On Tuesday morning, I got up early, got my 1-year-old son Christopher ready and left with my husband, Juan Vivares, for what we hoped would be a routine check-in with an Immigration and Customs Enforcement officer in Manhattan.
The check-in had been scheduled because Juan was denied his application for political asylum from his native Colombia late last year and I am in the process of petitioning for him to stay in the country because my son and I are both U.S. citizens.
Juan works — or worked — as an electrician and I am a doorwoman at a luxury building on the Upper East Side of Manhattan. We have — or had — good jobs, pay our taxes and have been saving money to move out of our apartment and buy a house in the Bronx. We’d prepared all of our documents carefully and believed that when the ICE officer looked at our case, she would allow Juan to stay.

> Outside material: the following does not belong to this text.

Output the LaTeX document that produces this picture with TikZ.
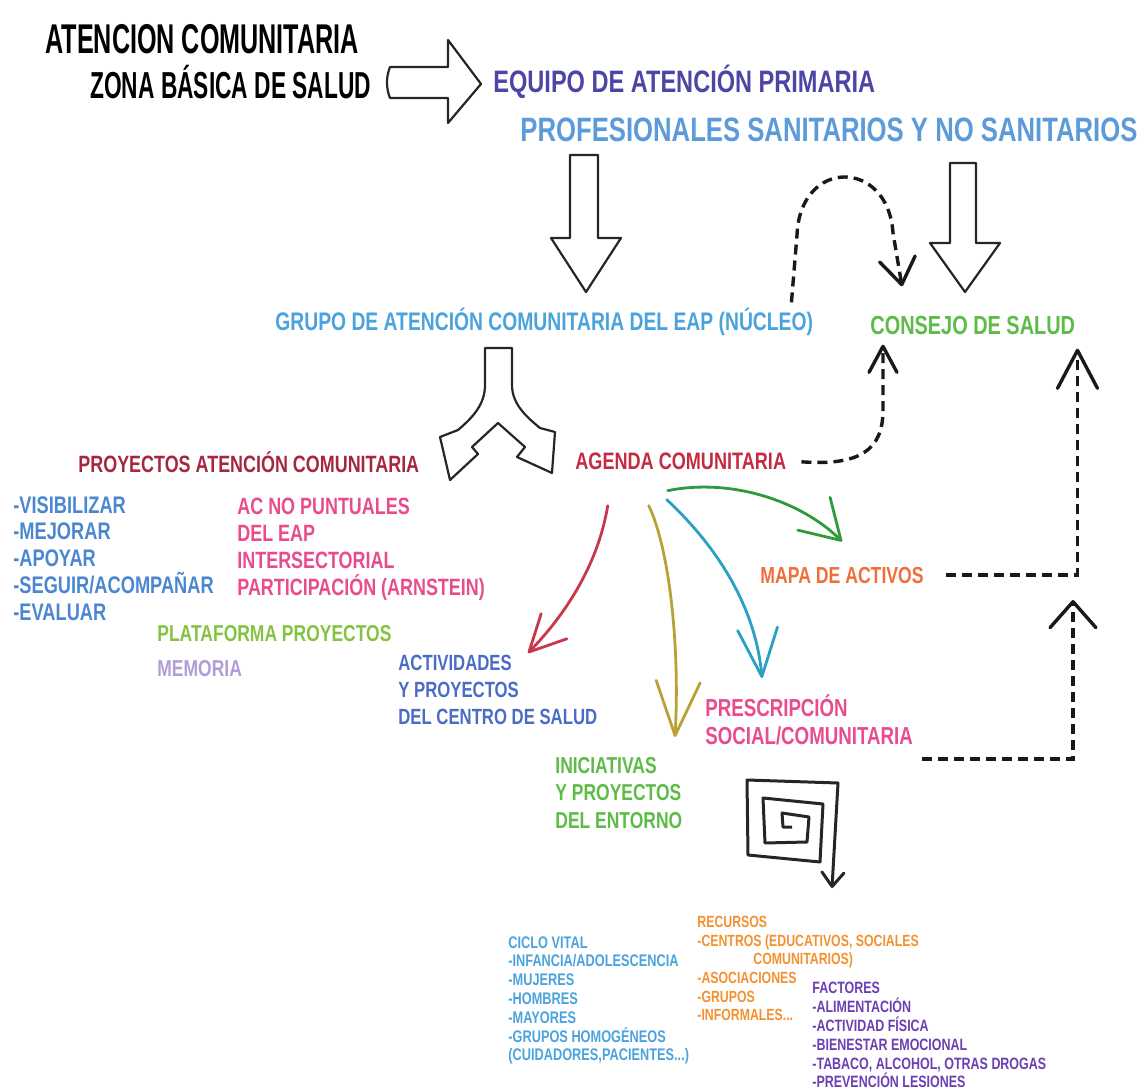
\documentclass[tikz,border=0pt]{standalone}
\usepackage{fontspec}
\setmainfont{Liberation Sans}[FakeStretch=0.76]
\newfontfamily\estrecha{Liberation Sans}[FakeStretch=0.605]
\usepackage{xcolor}
\usepackage{tikz}
\usetikzlibrary{arrows.meta, calc}
\definecolor{equipoazul}{HTML}{4D45A5}
\definecolor{profazul}{HTML}{5B9BD9}
\definecolor{grupoazul}{HTML}{4BA3DD}
\definecolor{verdeconsejo}{HTML}{5DBB47}
\definecolor{granate}{HTML}{A52744}
\definecolor{rojoagenda}{HTML}{C52A40}
\definecolor{azullista}{HTML}{4A87D0}
\definecolor{rosa}{HTML}{E94C8C}
\definecolor{verdeclaro}{HTML}{82C341}
\definecolor{lila}{HTML}{B19CD9}
\definecolor{azulact}{HTML}{4A6CC4}
\definecolor{naranja}{HTML}{EE6F3B}
\definecolor{naranjaclaro}{HTML}{F39130}
\definecolor{morado}{HTML}{6B3FB3}
\definecolor{flverde}{HTML}{2F9A3C}
\definecolor{flrojo}{HTML}{C8374A}
\definecolor{floliva}{HTML}{B8A236}
\definecolor{flazul}{HTML}{2B9FC4}
\newcommand{\letra}[2]{\fontsize{#1pt}{#2pt}\selectfont\bfseries}
\tikzstyle{txt} = [inner sep=0pt, anchor=base west]
\tikzstyle{bloque} = [draw=black!85, line width=1.1pt, fill=white, line join=round]
\tikzstyle{flecha} = [line width=1.4pt, line cap=round]
\tikzstyle{discont} = [line width=1.7pt, dash pattern=on 5pt off 3pt, black!90]
\tikzstyle{espiral} = [line width=1.5pt, black!85, line join=round]

\begin{document}
\begin{tikzpicture}[x=0.5pt, y=-0.5pt]
            \useasboundingbox (0,0) rectangle (1147,1091);
            \node[txt, font=\estrecha\letra{20.8}{22}] (titulo) at (45,54) {ATENCION COMUNITARIA};
            \node[txt, font=\estrecha\letra{18.8}{20}] (zona) at (90,99) {ZONA BÁSICA DE SALUD};
            \node[txt, font=\letra{15.5}{18}, text=equipoazul] (equipo) at (493,93) {EQUIPO DE ATENCIÓN PRIMARIA};
            \node[txt, font=\letra{16.9}{18}, text=profazul] (profes) at (520,142) {PROFESIONALES SANITARIOS Y NO SANITARIOS};
            \node[txt, font=\letra{12.7}{14}, text=grupoazul] (grupo) at (275,331) {GRUPO DE ATENCIÓN COMUNITARIA DEL EAP (NÚCLEO)};
            \node[txt, font=\letra{13.1}{14}, text=verdeconsejo] (consejo) at (870,335) {CONSEJO DE SALUD};
            \node[txt, font=\letra{11.8}{13}, text=granate] (proyectos) at (78,473) {PROYECTOS ATENCIÓN COMUNITARIA};
            \node[txt, font=\letra{11.9}{13}, text=rojoagenda] (agenda) at (575,470) {AGENDA COMUNITARIA};
            \node[inner sep=0pt, anchor=north west, align=left, font=\letra{12}{13.4}, text=azullista] (objetivos) at (13,496)
                {-VISIBILIZAR\\-MEJORAR\\-APOYAR\\-SEGUIR/ACOMPAÑAR\\-EVALUAR};
            \node[inner sep=0pt, anchor=north west, align=left, font=\letra{11.8}{13.5}, text=rosa] (acciones) at (237,498)
                {AC NO PUNTUALES\\DEL EAP\\INTERSECTORIAL\\PARTICIPACIÓN (ARNSTEIN)};
            \node[txt, font=\letra{11.5}{13}, text=verdeclaro] (plataforma) at (157,641) {PLATAFORMA PROYECTOS};
            \node[txt, font=\letra{11.5}{13}, text=lila] (memoria) at (157,676) {MEMORIA};
            \node[inner sep=0pt, anchor=north west, align=left, font=\letra{11}{13.5}, text=azulact] (actividades) at (398,655)
                {ACTIVIDADES\\Y PROYECTOS\\DEL CENTRO DE SALUD};
            \node[inner sep=0pt, anchor=north west, align=left, font=\letra{11.5}{13.75}, text=verdeconsejo] (iniciativas) at (555,757)
                {INICIATIVAS\\Y PROYECTOS\\DEL ENTORNO};
            \node[inner sep=0pt, anchor=north west, align=left, font=\letra{12.3}{14}, text=rosa] (prescripcion) at (705,694)
                {PRESCRIPCIÓN\\SOCIAL/COMUNITARIA};
            \node[txt, font=\letra{11.6}{13}, text=naranja] (mapa) at (760,583) {MAPA DE ACTIVOS};
            \node[inner sep=0pt, anchor=north west, align=left, font=\letra{8.4}{9.4}, text=grupoazul] (ciclo) at (508,936)
                {CICLO VITAL\\-INFANCIA/ADOLESCENCIA\\-MUJERES\\-HOMBRES\\-MAYORES\\-GRUPOS HOMOGÉNEOS\\(CUIDADORES,PACIENTES...)};
            \node[inner sep=0pt, anchor=north west, align=left, font=\letra{8.1}{9.3}, text=naranjaclaro] (recursos) at (697,916)
                {RECURSOS\\-CENTROS (EDUCATIVOS, SOCIALES\\\hspace{28pt}COMUNITARIOS)\\-ASOCIACIONES\\-GRUPOS\\-INFORMALES...};
            \node[inner sep=0pt, anchor=north west, align=left, font=\letra{8.2}{9.4}, text=morado] (factores) at (812,982)
                {FACTORES\\-ALIMENTACIÓN\\-ACTIVIDAD FÍSICA\\-BIENESTAR EMOCIONAL\\-TABACO, ALCOHOL, OTRAS DROGAS\\-PREVENCIÓN LESIONES};

            \draw[bloque] (390,67) -- (448,67) -- (448,40) -- (481,84) -- (448,123) -- (448,98) -- (390,98) .. controls (386,88) and (386,77) .. cycle;
            \draw[bloque] (570,155) -- (598,155) -- (598,238) -- (621,238) -- (586,292) -- (551,238) -- (570,238) -- cycle;
            \draw[bloque] (950,163) -- (976,163) -- (976,243) -- (1000,243) -- (965,292) -- (930,243) -- (950,243) -- cycle;
            \draw[bloque] (485,348) -- (512,348) -- (512,385) .. controls (512,405) and (528,418) .. (540,428) -- (555,432) -- (552,473)
                -- (517,457) -- (525,447) -- (498,423) -- (472,447) -- (478,454) -- (450,480) -- (440,437) -- (458,430)
                .. controls (472,418) and (485,405) .. (485,385) -- cycle;

            \draw[discont, -{Straight Barb[length=13pt, width=18pt, round]}] ($(grupo.east)+(-22,-20)$) -- (797,235) .. controls (800,158) and (888,158) .. (893,233) -- ($(consejo.north west)+(32,-30)$);
            \draw[discont, -{Straight Barb[length=13pt, width=14pt, round]}] ($(agenda.east)+(15,0)$) .. controls (860,466) and (883,450) .. (883,410) -- ($(consejo.south west)+(13,9)$);
            \draw[discont, -{Straight Barb[length=19pt, width=20pt, round]}] ($(mapa.east)+(22,0)$) -| ($(consejo.south east)+(2,13)$);
            \coordinate (junta) at (1073,600);
            \draw[discont, -{Straight Barb[length=13pt, width=23pt, round]}] ($(prescripcion.south east)+(9,14)$) -| (junta);

            \draw[flecha, flrojo, -{Straight Barb[length=18pt, width=18pt, round]}] ($(agenda.south)+(-73,35)$) .. controls (598,565) and (565,615) .. ($(actividades.north west)+(130,-2)$);
            \draw[flecha, floliva, -{Straight Barb[length=27pt, width=22pt, round]}] ($(agenda.south)+(-32,35)$) .. controls (670,550) and (680,650) .. ($(iniciativas.north west)+(120,-20)$);
            \draw[flecha, flazul, -{Straight Barb[length=24pt, width=20pt, round]}] ($(agenda.south)+(-14,29)$) .. controls (710,540) and (755,600) .. ($(prescripcion.north west)+(57,-16)$);
            \draw[flecha, flverde, -{Straight Barb[length=19pt, width=23pt, round]}] ($(agenda.south)+(-13,20)$) .. controls (730,478) and (800,500) .. ($(mapa.north west)+(82,-25)$);

            \draw[espiral, -{Straight Barb[length=7pt, width=11pt, round]}] (792,827) -- (783,827) -- (782,813) -- (809,817) -- (807,842) -- (765,843) -- (763,798) -- (823,804) -- (820,862) -- (748,855) -- (747,780) -- (838,783) -- (832,888);
        \end{tikzpicture}
\end{document}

But the meeting turned into a nightmare as the officer we met with didn’t care that Juan’s file had letters of support and the notice that my petition is being processed. She just said to Juan: “I already made my decision. You have no reason to stay in the country.”
We tried to tell her that my son and I are his reasons to stay. She didn’t care. We walked into the meeting a family of three but I walked out alone with Christopher and realized our family had just been torn apart.
Juan has already been sent to a detention center in Texas and has been told he’ll be put on a plane to Colombia on Monday.